Toll Brothers (NYSE:TOL) on Wednesday morning reported a loss of $88.9 million ($-0.55 per share) for its fiscal first quarter of 2009, down from a loss of $96 million ($-0.61 per share) for the same period last year. Analysts were expecting a loss of 52 cents per share.
The loss included pre-tax write-downs of $156.6 million ($-0.60 per share), $143.3 million in impairments on operating communities and owned land, $6.0 million on unconsolidated joint ventures, and $7.3 million on optioned land. Pre-tax write-downs totaled $245.5 million in the prior year quarter.
Revenues from home building fell 51.4% to $409 million as closings dropped 44.9% to 665. Net contracts fell 59% to 266 with an aggregate value of $127.8 million, down 66%. The average price per unit of $481,000 was down from $580,000 in the prior year fiscal first quarter. The cancellation rate was 37.1%, up from 28.4% in the prior year first quarter and 30.2% in last year's fiscal fourth quarter.
Backlog at quarter's end was approximately $1.04 billion (1,647 units), down 56% from $2.40 billion (3,341 units) a year earlier. Unconsolidated joint venture backlog was approximately $10.8 million.
During the quarter, Toll cut its lot count to approximately 38,000 lots owned and optioned, compared to approximately 55,000 a year earlier and approximately 91,200 at peak at the end of the second quarter of 2006.
Toll also cut its community count to 258 from 273 at the end of fiscal 2008. It expects to end the current fiscal year with approximately 240 selling communities, down approximately 26% from its peak of 325 communities at the end of 2007's second quarter.
SG&A was down 29% to $85.8 million for the quarter, but Toll said that while it expects SG&A to continue to decline through the fiscal year, it will likely be higher in percentage terms due to lower revenues. The company said it expects to deliver between 2,000 and 3,000 new homes in fiscal 2009 at an average delivered price between $600,000 and $625,000 per home.
The company ended the quarter with $1.5 billion in cash plus more than $1.3 billion available under its bank credit facility, which matures in March 2011. Its net-debt-to-capital ratio of 14.5% is its lowest level ever at first quarter end, compared to 26.8% at 2008's first quarter end.

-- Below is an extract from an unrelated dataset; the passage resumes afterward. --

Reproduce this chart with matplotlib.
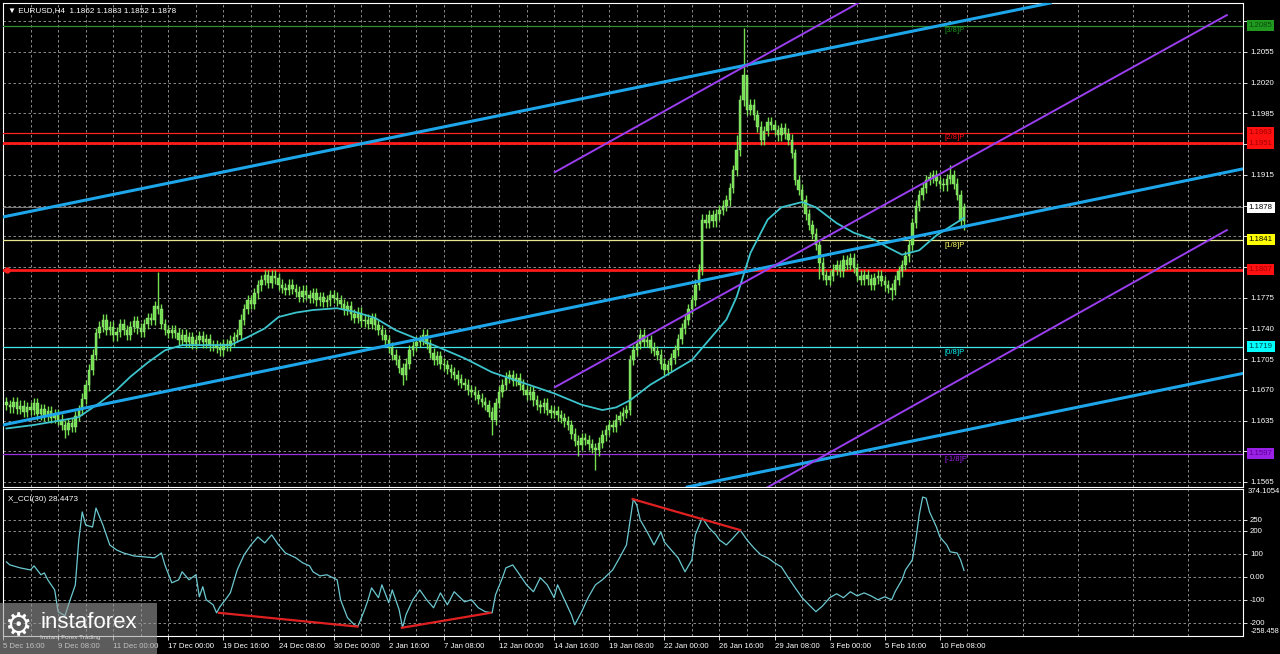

"We believe weak buyer confidence still impedes the market," said Robert I. Toll, chairman and CEO. "We have not yet seen a pick-up in activity at our communities other than ordinary seasonal increases for this time of year."
Noting the company's strong cash position, Toll said, "We are beginning to see some properties come to market at reasonable prices. We have not bought any yet, but we are getting closer."
Toll also called for further government measures to stimulate the housing market. "We advocate a buyer tax credit of $15,000 to be made available to all buyers of homes, not just first-time buyers," he said. "We must motivate the entire food chain of home buyers to stop the decline of home prices."
He continued, "The new-home industry, combined with the related service, building products, and home furnishings industries, are together perhaps the largest employer in the United States. If Congress and the administration can effectively call the bottom and thereby put a floor under home prices, we believe the housing market will recover sooner, jobs will be created, bank balance sheets will improve, and millions of people will be able to return to the workforce."
Shares of Toll were up nearly 5% to $15.10 in morning trading on the New York Stock Exchange as most of the builder group was posting lesser gains.